With the pictures left out, copy the listing below exactly.

▬▬▬

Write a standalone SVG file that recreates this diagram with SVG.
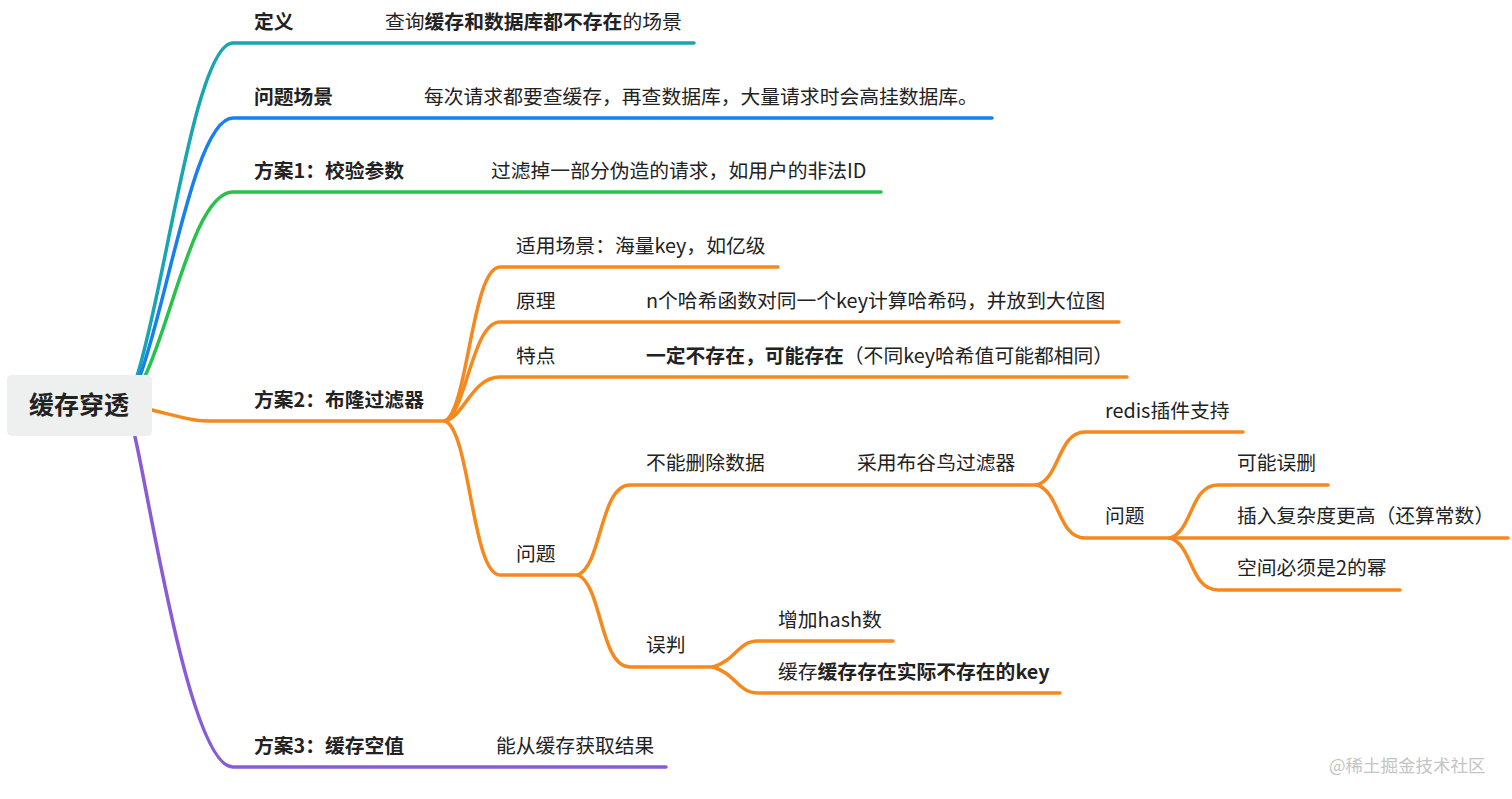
<svg xmlns="http://www.w3.org/2000/svg" width="1512" height="799" viewBox="0 0 1512 799">
<style>
text{font-family:"Noto Sans CJK SC","Noto Sans",sans-serif;font-size:19.8px;fill:#222}
.b{font-weight:bold}
.root{font-size:25px;font-weight:bold;fill:#222}
.c{fill:none;stroke-width:3.5;stroke-linecap:round;stroke-linejoin:round}
.teal{stroke:#17a5b1}.blue{stroke:#1680f0}.green{stroke:#27c24c}.orange{stroke:#f5891e}.purple{stroke:#8a5bd6}
.wm{font-size:17.5px;fill:#c4c4c4}
</style>
<rect width="1512" height="799" fill="#ffffff"/>
<g id="connectors">
<path class="c teal" d="M137,376 C165,290 195,43 233,43 L694,43"/>
<path class="c blue" d="M140,376 C168,300 195,118 233,118 L992,118"/>
<path class="c green" d="M145,376 C172,320 195,192 233,192 L881,192"/>
<path class="c orange" d="M152,410 C185,418 190,421 215,421 L445,421"/>
<path class="c purple" d="M135,437 C150,500 190,767 233,767 L666,767"/>
<path class="c orange" d="M445,421 C468,410 472,267 500,267 L778,267"/>
<path class="c orange" d="M445,421 C466,414 472,322 500,322 L1119,322"/>
<path class="c orange" d="M445,421 C464,417 472,377 500,377 L1127,377"/>
<path class="c orange" d="M445,421 C470,430 472,575 500,575 L578,575"/>
<path class="c orange" d="M578,575 C602,565 600,485 630,485 L1037,485"/>
<path class="c orange" d="M578,575 C602,585 600,667 630,667 L713,667"/>
<path class="c orange" d="M1037,485 C1060,478 1058,432 1085,432 L1243,432"/>
<path class="c orange" d="M1037,485 C1060,492 1058,538 1085,538 L1170,538"/>
<path class="c orange" d="M1170,538 C1193,531 1190,485 1218,485 L1328,485"/>
<path class="c orange" d="M1170,538 L1508,538"/>
<path class="c orange" d="M1170,538 C1193,545 1190,590 1218,590 L1400,590"/>
<path class="c orange" d="M713,667 C736,660 738,641 758,641 L893,641"/>
<path class="c orange" d="M713,667 C736,674 738,693 758,693 L1060,693"/>
</g>
<g id="root">
<rect x="7" y="375" width="145" height="61" rx="5" fill="#eef0ef"/>
<text class="root" x="79" y="414" text-anchor="middle">缓存穿透</text>
</g>
<g id="n-def"><text class="b" x="254" y="29">定义</text></g>
<g id="n-def-c"><text x="385" y="29">查询<tspan class="b">缓存和数据库都不存在</tspan>的场景</text></g>
<g id="n-scene"><text class="b" x="254" y="104">问题场景</text></g>
<g id="n-scene-c"><text x="424" y="104">每次请求都要查缓存，再查数据库，大量请求时会高挂数据库。</text></g>
<g id="n-p1"><text class="b" x="254" y="178">方案1：校验参数</text></g>
<g id="n-p1-c"><text x="491" y="178">过滤掉一部分伪造的请求，如用户的非法ID</text></g>
<g id="n-p2"><text class="b" x="254" y="407">方案2：布隆过滤器</text></g>
<g id="n-use"><text x="516" y="253">适用场景：海量key，如亿级</text></g>
<g id="n-prin"><text x="516" y="308">原理</text></g>
<g id="n-prin-c"><text x="646" y="308">n个哈希函数对同一个key计算哈希码，并放到大位图</text></g>
<g id="n-feat"><text x="516" y="363">特点</text></g>
<g id="n-feat-c"><text x="646" y="363"><tspan class="b">一定不存在，可能存在</tspan>（不同key哈希值可能都相同）</text></g>
<g id="n-prob"><text x="516" y="561">问题</text></g>
<g id="n-nodel"><text x="646" y="470">不能删除数据</text></g>
<g id="n-cuckoo"><text x="857" y="470">采用布谷鸟过滤器</text></g>
<g id="n-redis"><text x="1105" y="418">redis插件支持</text></g>
<g id="n-prob2"><text x="1105" y="523">问题</text></g>
<g id="n-misdel"><text x="1237" y="470">可能误删</text></g>
<g id="n-insert"><text x="1237" y="523">插入复杂度更高（还算常数）</text></g>
<g id="n-space"><text x="1237" y="575">空间必须是2的幂</text></g>
<g id="n-mis"><text x="646" y="652">误判</text></g>
<g id="n-hash"><text x="778" y="627">增加hash数</text></g>
<g id="n-cache"><text x="778" y="679">缓存<tspan class="b">缓存存在实际不存在的key</tspan></text></g>
<g id="n-p3"><text class="b" x="254" y="753">方案3：缓存空值</text></g>
<g id="n-p3-c"><text x="496" y="753">能从缓存获取结果</text></g>
<text class="wm" x="1329" y="772">@稀土掘金技术社区</text>
</svg>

▬▬▬

◆ **Answer to the exercise**:
Write a standalone SVG file that recreates this diagram with SVG.
<svg xmlns="http://www.w3.org/2000/svg" width="1512" height="799" viewBox="0 0 1512 799">
<style>
text{font-family:"Noto Sans CJK SC","Noto Sans",sans-serif;font-size:19.8px;fill:#222}
.b{font-weight:bold}
.root{font-size:25px;font-weight:bold;fill:#222}
.c{fill:none;stroke-width:3.5;stroke-linecap:round;stroke-linejoin:round}
.teal{stroke:#17a5b1}.blue{stroke:#1680f0}.green{stroke:#27c24c}.orange{stroke:#f5891e}.purple{stroke:#8a5bd6}
.wm{font-size:17.5px;fill:#c4c4c4}
</style>
<rect width="1512" height="799" fill="#ffffff"/>
<g id="connectors">
<path class="c teal" d="M137,376 C165,290 195,43 233,43 L694,43"/>
<path class="c blue" d="M140,376 C168,300 195,118 233,118 L992,118"/>
<path class="c green" d="M145,376 C172,320 195,192 233,192 L881,192"/>
<path class="c orange" d="M152,410 C185,418 190,421 215,421 L445,421"/>
<path class="c purple" d="M135,437 C150,500 190,767 233,767 L666,767"/>
<path class="c orange" d="M445,421 C468,410 472,267 500,267 L778,267"/>
<path class="c orange" d="M445,421 C466,414 472,322 500,322 L1119,322"/>
<path class="c orange" d="M445,421 C464,417 472,377 500,377 L1127,377"/>
<path class="c orange" d="M445,421 C470,430 472,575 500,575 L578,575"/>
<path class="c orange" d="M578,575 C602,565 600,485 630,485 L1037,485"/>
<path class="c orange" d="M578,575 C602,585 600,667 630,667 L713,667"/>
<path class="c orange" d="M1037,485 C1060,478 1058,432 1085,432 L1243,432"/>
<path class="c orange" d="M1037,485 C1060,492 1058,538 1085,538 L1170,538"/>
<path class="c orange" d="M1170,538 C1193,531 1190,485 1218,485 L1328,485"/>
<path class="c orange" d="M1170,538 L1508,538"/>
<path class="c orange" d="M1170,538 C1193,545 1190,590 1218,590 L1400,590"/>
<path class="c orange" d="M713,667 C736,660 738,641 758,641 L893,641"/>
<path class="c orange" d="M713,667 C736,674 738,693 758,693 L1060,693"/>
</g>
<g id="root">
<rect x="7" y="375" width="145" height="61" rx="5" fill="#eef0ef"/>
<text class="root" x="79" y="414" text-anchor="middle">缓存穿透</text>
</g>
<g id="n-def"><text class="b" x="254" y="29">定义</text></g>
<g id="n-def-c"><text x="385" y="29">查询<tspan class="b">缓存和数据库都不存在</tspan>的场景</text></g>
<g id="n-scene"><text class="b" x="254" y="104">问题场景</text></g>
<g id="n-scene-c"><text x="424" y="104">每次请求都要查缓存，再查数据库，大量请求时会高挂数据库。</text></g>
<g id="n-p1"><text class="b" x="254" y="178">方案1：校验参数</text></g>
<g id="n-p1-c"><text x="491" y="178">过滤掉一部分伪造的请求，如用户的非法ID</text></g>
<g id="n-p2"><text class="b" x="254" y="407">方案2：布隆过滤器</text></g>
<g id="n-use"><text x="516" y="253">适用场景：海量key，如亿级</text></g>
<g id="n-prin"><text x="516" y="308">原理</text></g>
<g id="n-prin-c"><text x="646" y="308">n个哈希函数对同一个key计算哈希码，并放到大位图</text></g>
<g id="n-feat"><text x="516" y="363">特点</text></g>
<g id="n-feat-c"><text x="646" y="363"><tspan class="b">一定不存在，可能存在</tspan>（不同key哈希值可能都相同）</text></g>
<g id="n-prob"><text x="516" y="561">问题</text></g>
<g id="n-nodel"><text x="646" y="470">不能删除数据</text></g>
<g id="n-cuckoo"><text x="857" y="470">采用布谷鸟过滤器</text></g>
<g id="n-redis"><text x="1105" y="418">redis插件支持</text></g>
<g id="n-prob2"><text x="1105" y="523">问题</text></g>
<g id="n-misdel"><text x="1237" y="470">可能误删</text></g>
<g id="n-insert"><text x="1237" y="523">插入复杂度更高（还算常数）</text></g>
<g id="n-space"><text x="1237" y="575">空间必须是2的幂</text></g>
<g id="n-mis"><text x="646" y="652">误判</text></g>
<g id="n-hash"><text x="778" y="627">增加hash数</text></g>
<g id="n-cache"><text x="778" y="679">缓存<tspan class="b">缓存存在实际不存在的key</tspan></text></g>
<g id="n-p3"><text class="b" x="254" y="753">方案3：缓存空值</text></g>
<g id="n-p3-c"><text x="496" y="753">能从缓存获取结果</text></g>
<text class="wm" x="1329" y="772">@稀土掘金技术社区</text>
</svg>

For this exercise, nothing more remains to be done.